A program on Thursday, Oct. 15, examined how Israel and the state of Georgia have coped with prolonged water shortages.

The event, “Water: The New Oil…Crisis from Georgia to Israel”, was sponsored by the Jewish National Fund and the Ketura Group of Greater Atlanta Hadassah.

Sam Olens, chairman of the Cobb County commission and the Atlanta Regional Commission, spoke as did Col. Sharon Davidovich, who spent 23 years in the Israel Defense Forces and is now focusing on water issues in Israel.

Mort Mower, inventor of the Implantable Cardioverter Defibrillator, and chair of the Jewish National Fund’s Parsons Water Fund, which is trying to raise $100 million to find new water sources in Israel, also spoke.

Israel is currently facing its worst water shortage in decades, according to the JNF. Water levels in the Sea of Galilee, the country’s main source for fresh water, are so low that there is danger of saltwater encroachment, which would kill plants and wildlife in the sea, according to Israeli press reports.

Israel’s government is building new desalination plants which will meet the country’s demand for fresh water by 2020, Dr. Mower told GlobalAtlanta in an e-mail interview.

While those plants are under construction, one new water source is Turkey, Dr. Mower said. “With the presence in the used ship market of old single-hulled tankers, no longer useful in carrying oil, it is now feasible to ship fresh water from Turkey at a price equal to desalinated water in enough amounts and for as long as needed to get over the crisis,” said Dr. Mower.

Despite recent rains that have replenished lakes and streams, Georgia is still engaged in a court fight with Florida and Alabama over Atlanta’s main water supply, Lake Lanier.

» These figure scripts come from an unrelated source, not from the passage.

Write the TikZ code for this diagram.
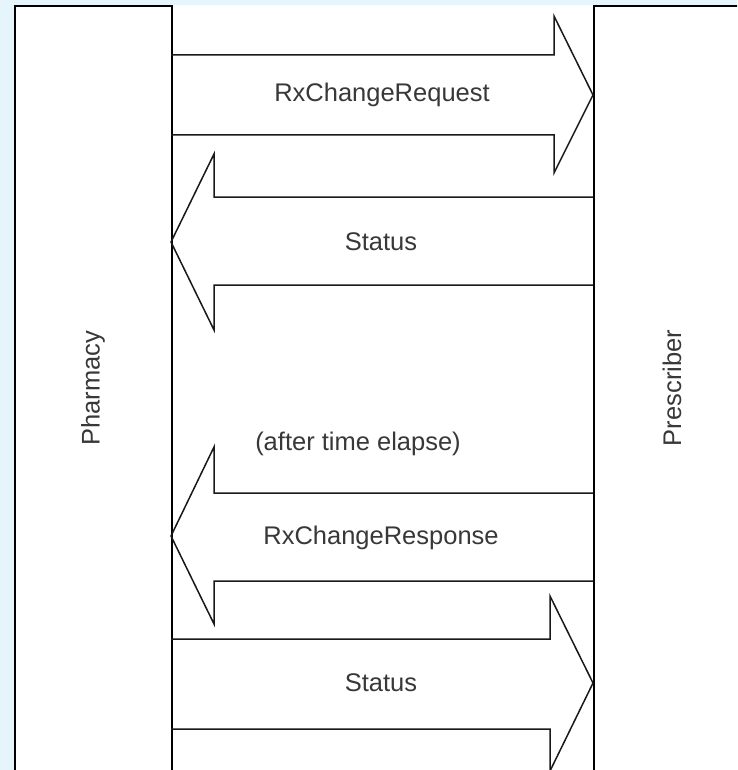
\documentclass[tikz,border=0pt]{standalone}
\usepackage{fontspec}
\setmainfont{Liberation Sans}
\definecolor{bgblue}{RGB}{230,244,252}
\begin{document}
\begin{tikzpicture}[x=1pt,y=-1pt,
  lane/.style={draw=black, fill=white, line width=1.8pt, rectangle, inner sep=0pt, anchor=north west},
  blockarrow/.style={draw=black!90, line width=1.5pt, line join=miter},
  lbl/.style={font=\fontsize{25.5}{30}\selectfont, text=black!78, inner sep=0pt}]
\useasboundingbox (0,0) rectangle (737,770);
\fill[bgblue] (0,0) rectangle (737,770);
\clip (0,0) rectangle (737,770);
\fill[white] (14,5) rectangle (737,770);
% lanes
\node[lane, minimum width=157pt, minimum height=820pt] (pharm) at (14,5) {};
\node[lane, minimum width=157pt, minimum height=820pt] (presc) at (593,5) {};
\node[lbl, rotate=90] (pharmlbl) at (93,388) {Pharmacy};
\node[lbl, rotate=90] (presclbl) at (672,388) {Prescriber};
% arrow 1: RxChangeRequest (right)
\draw[blockarrow] (171,55) -- (554,55) -- (554,16) -- (593,95) -- (554,173) -- (554,135) -- (171,135);
\node[lbl] (req) at (382,95) {RxChangeRequest};
% arrow 2: Status (left)
\draw[blockarrow] (593,197) -- (214,197) -- (214,154) -- (171,242) -- (214,330) -- (214,285) -- (593,285);
\node[lbl] (st1) at (381,242) {Status};
% arrow 3: RxChangeResponse (left)
\draw[blockarrow] (593,493) -- (214,493) -- (214,447) -- (171,536) -- (214,624) -- (214,581) -- (593,581);
\node[lbl] (elapse) at (358,444) {(after time elapse)};
\node[lbl] (resp) at (381,537.5) {RxChangeResponse};
% arrow 4: Status (right)
\draw[blockarrow] (171,639) -- (550,639) -- (550,596) -- (593,683) -- (550,771) -- (550,729) -- (171,729);
\node[lbl] (st2) at (381,683) {Status};
\end{tikzpicture}
\end{document}
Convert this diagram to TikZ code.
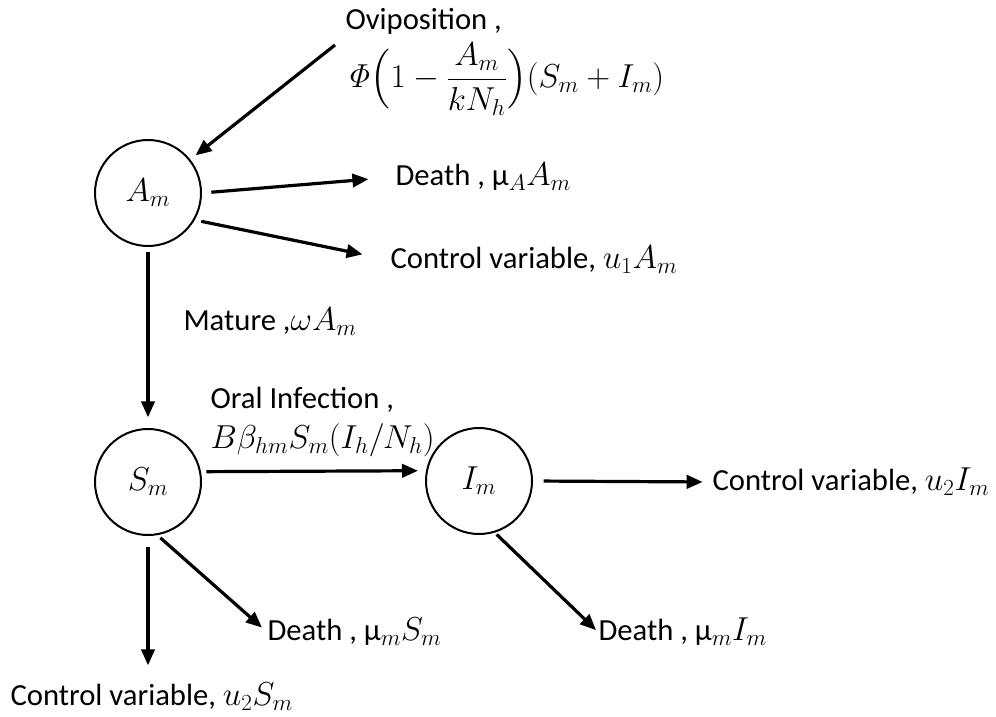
\documentclass[tikz,border=0pt]{standalone}
\usepackage{amsmath}
\usepackage[no-math]{fontspec}
\setmainfont{Carlito}
\usetikzlibrary{arrows.meta}

\tikzset{every picture/.style={line width=0.75pt}}
\tikzset{
  comp/.style={circle,draw,line width=1.5pt,minimum size=79.5pt,inner sep=0pt,font=\fontsize{23}{30}\selectfont},
  lbl/.style={anchor=west,inner sep=0pt,align=left,font=\fontsize{23}{30}\selectfont},
  flow/.style={line width=2.4pt,-{Triangle[length=12pt,width=10pt]}},
}

\begin{document}
\begin{tikzpicture}[x=0.75pt,y=0.75pt,yscale=-1,xscale=1]
\useasboundingbox (0,0) rectangle (996,717);

%Shape: Circle [Am]
\node[comp] (Am) at (148,193) {$A_m$};
%Shape: Circle [Sm]
\node[comp] (Sm) at (148,482) {$S_m$};
%Shape: Circle [Im]
\node[comp] (Im) at (479,481) {$I_m$};

% Text Node
\node[lbl,anchor=north west] (ovi) at (345,8) {Oviposition ,\\[5pt]$\mathit{\Phi}\Bigl(1-\dfrac{A_m}{kN_h}\Bigr)(S_m+I_m)$};
% Text Node
\node[lbl] (dA) at (395,177) {Death , μ$_A A_m$};
% Text Node
\node[lbl] (cA) at (390,260) {Control variable, $u_1A_m$};
% Text Node
\node[lbl] (mat) at (183,322) {Mature ,$\omega A_m$};
% Text Node
\node[lbl] (oral) at (210,422) {Oral Infection ,\\$B\beta_{hm}S_m(I_h/N_h)$};
% Text Node
\node[lbl] (cI) at (712,482) {Control variable, $u_2I_m$};
% Text Node
\node[lbl] (dI) at (598,632) {Death , μ$_m I_m$};
% Text Node
\node[lbl] (dS) at (267,632) {Death , μ$_m S_m$};
% Text Node
\node[lbl] (cS) at (10,697) {Control variable, $u_2S_m$};

\coordinate (oviIn) at (335,45);

%Straight Lines
\draw[flow,shorten >=5pt] (oviIn) -- (Am);
\draw[flow,shorten <=7pt,shorten >=20pt] (Am.0) -- (dA.west);
\draw[flow,shorten <=5pt,shorten >=21pt] (Am.-30) -- (cA.west);
\draw[flow,shorten <=4pt,shorten >=8pt] (Am.south) -- (Sm.north);
\draw[flow,shorten <=4pt,shorten >=6pt] (Sm.11) -- (Im.169);
\draw[flow,shorten <=8pt,shorten >=7pt] (Im.east) -- (cI.west);
\draw[flow,shorten <=2pt,shorten >=2pt] (Im.-73) -- (dI.west);
\draw[flow,shorten <=3pt,shorten >=5pt] (Sm.-80) -- (dS.west);
\draw[flow,shorten <=8pt,shorten >=13pt] (Sm.south) -- (Sm.south |- cS.north);

\end{tikzpicture}
\end{document}
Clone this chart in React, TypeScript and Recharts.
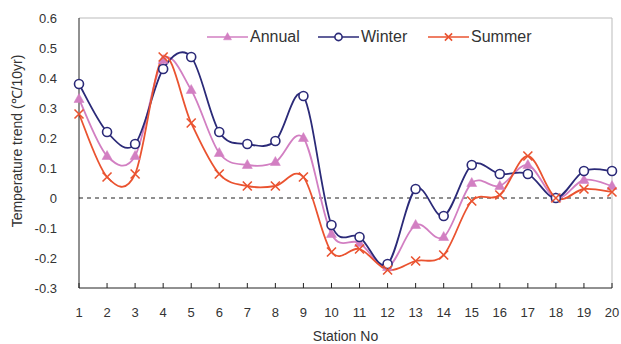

A federal judge, Paul Magnuson, ruled July 17 that Lake Lanier’s major purpose as originally authorized by Congress was navigation, hydro power and flood control, not drinking water for metro Atlanta. Unless Congress acts within three years, metro Atlanta must drastically reduce the amount of water it takes out of Lanier, the judge ruled. Georgia is appealing the ruling while also seeking Congressional action. “Both Georgia and Israel are facing similar scenarios,” JNF Southeast regional director Lauren Mescon said in a news release.